Stated task. Reproduce the listing exactly, with no pictures in your copy.

Available data.
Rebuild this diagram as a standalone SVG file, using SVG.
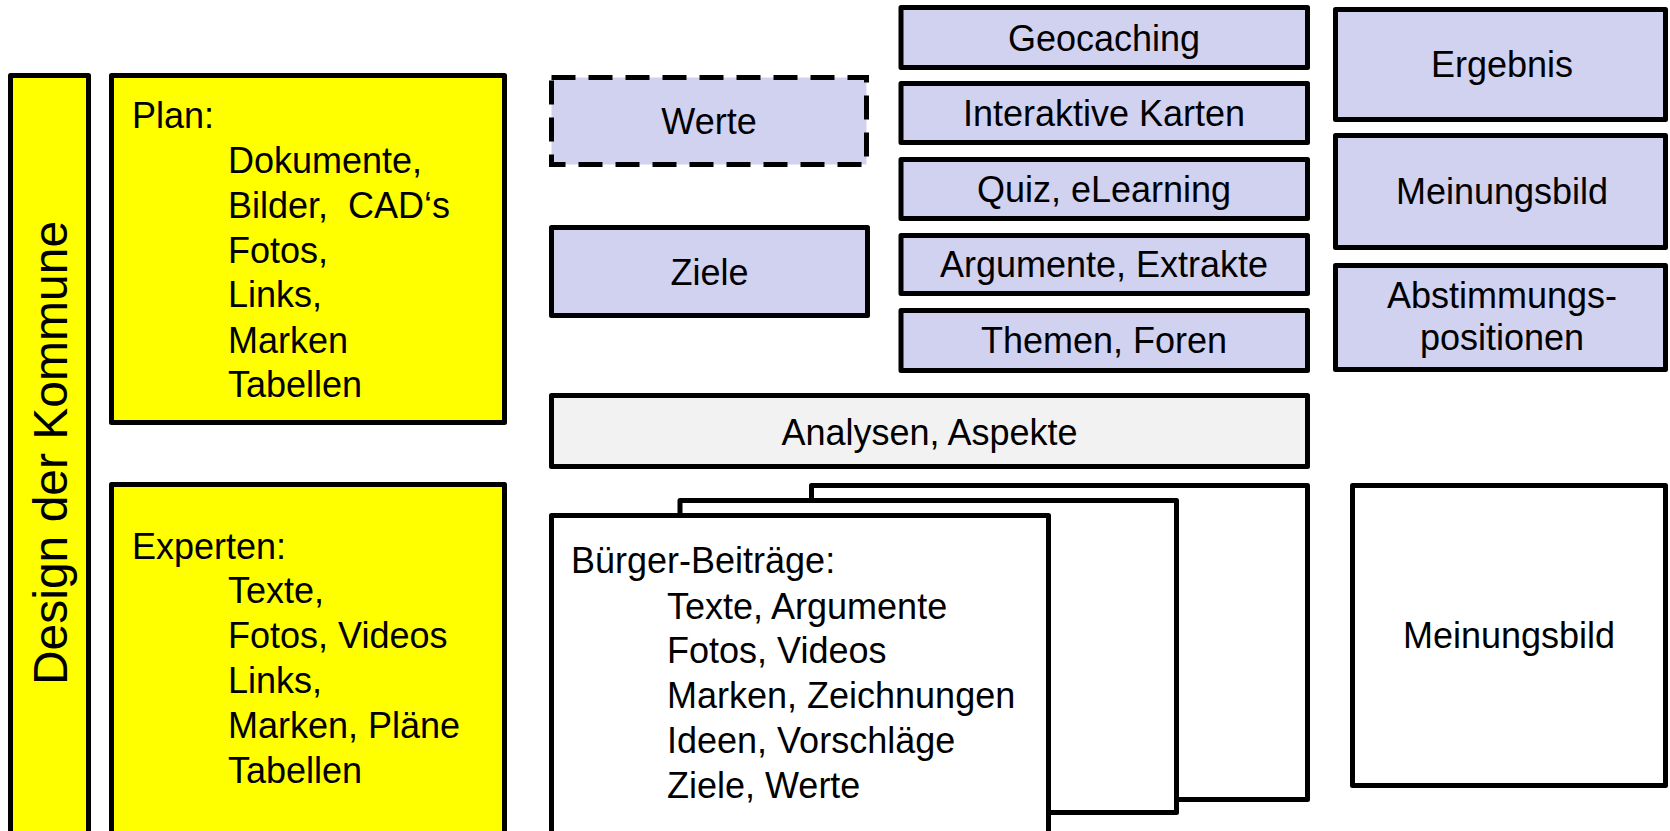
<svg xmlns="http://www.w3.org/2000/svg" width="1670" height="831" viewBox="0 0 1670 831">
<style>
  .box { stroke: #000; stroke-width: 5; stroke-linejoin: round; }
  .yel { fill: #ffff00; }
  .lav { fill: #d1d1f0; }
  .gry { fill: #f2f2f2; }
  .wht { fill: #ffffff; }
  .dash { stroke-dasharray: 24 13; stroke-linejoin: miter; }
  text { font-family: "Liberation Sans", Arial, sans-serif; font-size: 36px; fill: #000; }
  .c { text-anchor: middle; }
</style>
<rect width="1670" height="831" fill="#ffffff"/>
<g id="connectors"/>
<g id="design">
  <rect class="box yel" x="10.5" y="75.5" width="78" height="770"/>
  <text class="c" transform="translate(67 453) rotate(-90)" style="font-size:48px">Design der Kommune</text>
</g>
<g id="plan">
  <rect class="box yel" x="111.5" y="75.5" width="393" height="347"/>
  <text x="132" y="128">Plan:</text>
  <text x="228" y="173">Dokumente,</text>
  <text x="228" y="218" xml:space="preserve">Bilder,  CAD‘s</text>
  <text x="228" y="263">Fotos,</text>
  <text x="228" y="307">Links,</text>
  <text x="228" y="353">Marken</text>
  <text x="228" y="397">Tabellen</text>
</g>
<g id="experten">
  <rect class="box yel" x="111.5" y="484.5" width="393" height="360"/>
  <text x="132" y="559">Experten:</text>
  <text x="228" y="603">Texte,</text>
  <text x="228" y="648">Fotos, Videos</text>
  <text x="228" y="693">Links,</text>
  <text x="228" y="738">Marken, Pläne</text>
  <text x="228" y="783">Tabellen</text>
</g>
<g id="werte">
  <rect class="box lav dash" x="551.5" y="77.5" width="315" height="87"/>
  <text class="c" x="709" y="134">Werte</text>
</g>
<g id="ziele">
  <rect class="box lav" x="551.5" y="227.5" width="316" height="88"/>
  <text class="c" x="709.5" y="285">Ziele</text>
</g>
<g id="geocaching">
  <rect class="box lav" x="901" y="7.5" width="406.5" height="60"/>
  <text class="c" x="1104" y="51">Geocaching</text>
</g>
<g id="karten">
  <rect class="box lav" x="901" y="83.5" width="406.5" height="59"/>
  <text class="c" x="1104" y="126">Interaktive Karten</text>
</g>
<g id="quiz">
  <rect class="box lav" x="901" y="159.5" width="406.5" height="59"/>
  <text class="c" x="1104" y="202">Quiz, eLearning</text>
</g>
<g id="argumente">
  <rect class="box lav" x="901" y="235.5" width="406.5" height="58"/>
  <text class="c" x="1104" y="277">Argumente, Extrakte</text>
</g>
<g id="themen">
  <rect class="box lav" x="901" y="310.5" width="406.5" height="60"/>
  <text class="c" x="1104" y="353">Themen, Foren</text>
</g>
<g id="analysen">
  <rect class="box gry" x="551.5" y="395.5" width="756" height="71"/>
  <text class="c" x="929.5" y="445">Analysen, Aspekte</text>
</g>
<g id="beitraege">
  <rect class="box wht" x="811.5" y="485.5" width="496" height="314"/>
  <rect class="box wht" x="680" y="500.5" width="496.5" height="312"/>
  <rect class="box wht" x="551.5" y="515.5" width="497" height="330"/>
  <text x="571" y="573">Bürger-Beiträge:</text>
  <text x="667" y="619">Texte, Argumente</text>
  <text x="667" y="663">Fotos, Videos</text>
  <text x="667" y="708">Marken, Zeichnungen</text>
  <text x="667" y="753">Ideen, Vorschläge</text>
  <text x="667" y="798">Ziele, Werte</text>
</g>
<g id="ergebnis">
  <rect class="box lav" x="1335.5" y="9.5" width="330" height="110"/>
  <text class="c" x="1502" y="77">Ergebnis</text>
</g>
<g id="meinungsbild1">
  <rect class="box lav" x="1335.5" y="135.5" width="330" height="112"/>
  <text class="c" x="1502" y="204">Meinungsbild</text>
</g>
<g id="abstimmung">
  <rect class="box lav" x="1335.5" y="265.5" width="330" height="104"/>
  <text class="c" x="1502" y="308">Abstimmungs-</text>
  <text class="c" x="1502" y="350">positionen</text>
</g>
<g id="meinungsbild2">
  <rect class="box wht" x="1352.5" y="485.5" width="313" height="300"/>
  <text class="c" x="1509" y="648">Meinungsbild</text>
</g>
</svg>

Full response.
Rebuild this diagram as a standalone SVG file, using SVG.
<svg xmlns="http://www.w3.org/2000/svg" width="1670" height="831" viewBox="0 0 1670 831">
<style>
  .box { stroke: #000; stroke-width: 5; stroke-linejoin: round; }
  .yel { fill: #ffff00; }
  .lav { fill: #d1d1f0; }
  .gry { fill: #f2f2f2; }
  .wht { fill: #ffffff; }
  .dash { stroke-dasharray: 24 13; stroke-linejoin: miter; }
  text { font-family: "Liberation Sans", Arial, sans-serif; font-size: 36px; fill: #000; }
  .c { text-anchor: middle; }
</style>
<rect width="1670" height="831" fill="#ffffff"/>
<g id="connectors"/>
<g id="design">
  <rect class="box yel" x="10.5" y="75.5" width="78" height="770"/>
  <text class="c" transform="translate(67 453) rotate(-90)" style="font-size:48px">Design der Kommune</text>
</g>
<g id="plan">
  <rect class="box yel" x="111.5" y="75.5" width="393" height="347"/>
  <text x="132" y="128">Plan:</text>
  <text x="228" y="173">Dokumente,</text>
  <text x="228" y="218" xml:space="preserve">Bilder,  CAD‘s</text>
  <text x="228" y="263">Fotos,</text>
  <text x="228" y="307">Links,</text>
  <text x="228" y="353">Marken</text>
  <text x="228" y="397">Tabellen</text>
</g>
<g id="experten">
  <rect class="box yel" x="111.5" y="484.5" width="393" height="360"/>
  <text x="132" y="559">Experten:</text>
  <text x="228" y="603">Texte,</text>
  <text x="228" y="648">Fotos, Videos</text>
  <text x="228" y="693">Links,</text>
  <text x="228" y="738">Marken, Pläne</text>
  <text x="228" y="783">Tabellen</text>
</g>
<g id="werte">
  <rect class="box lav dash" x="551.5" y="77.5" width="315" height="87"/>
  <text class="c" x="709" y="134">Werte</text>
</g>
<g id="ziele">
  <rect class="box lav" x="551.5" y="227.5" width="316" height="88"/>
  <text class="c" x="709.5" y="285">Ziele</text>
</g>
<g id="geocaching">
  <rect class="box lav" x="901" y="7.5" width="406.5" height="60"/>
  <text class="c" x="1104" y="51">Geocaching</text>
</g>
<g id="karten">
  <rect class="box lav" x="901" y="83.5" width="406.5" height="59"/>
  <text class="c" x="1104" y="126">Interaktive Karten</text>
</g>
<g id="quiz">
  <rect class="box lav" x="901" y="159.5" width="406.5" height="59"/>
  <text class="c" x="1104" y="202">Quiz, eLearning</text>
</g>
<g id="argumente">
  <rect class="box lav" x="901" y="235.5" width="406.5" height="58"/>
  <text class="c" x="1104" y="277">Argumente, Extrakte</text>
</g>
<g id="themen">
  <rect class="box lav" x="901" y="310.5" width="406.5" height="60"/>
  <text class="c" x="1104" y="353">Themen, Foren</text>
</g>
<g id="analysen">
  <rect class="box gry" x="551.5" y="395.5" width="756" height="71"/>
  <text class="c" x="929.5" y="445">Analysen, Aspekte</text>
</g>
<g id="beitraege">
  <rect class="box wht" x="811.5" y="485.5" width="496" height="314"/>
  <rect class="box wht" x="680" y="500.5" width="496.5" height="312"/>
  <rect class="box wht" x="551.5" y="515.5" width="497" height="330"/>
  <text x="571" y="573">Bürger-Beiträge:</text>
  <text x="667" y="619">Texte, Argumente</text>
  <text x="667" y="663">Fotos, Videos</text>
  <text x="667" y="708">Marken, Zeichnungen</text>
  <text x="667" y="753">Ideen, Vorschläge</text>
  <text x="667" y="798">Ziele, Werte</text>
</g>
<g id="ergebnis">
  <rect class="box lav" x="1335.5" y="9.5" width="330" height="110"/>
  <text class="c" x="1502" y="77">Ergebnis</text>
</g>
<g id="meinungsbild1">
  <rect class="box lav" x="1335.5" y="135.5" width="330" height="112"/>
  <text class="c" x="1502" y="204">Meinungsbild</text>
</g>
<g id="abstimmung">
  <rect class="box lav" x="1335.5" y="265.5" width="330" height="104"/>
  <text class="c" x="1502" y="308">Abstimmungs-</text>
  <text class="c" x="1502" y="350">positionen</text>
</g>
<g id="meinungsbild2">
  <rect class="box wht" x="1352.5" y="485.5" width="313" height="300"/>
  <text class="c" x="1509" y="648">Meinungsbild</text>
</g>
</svg>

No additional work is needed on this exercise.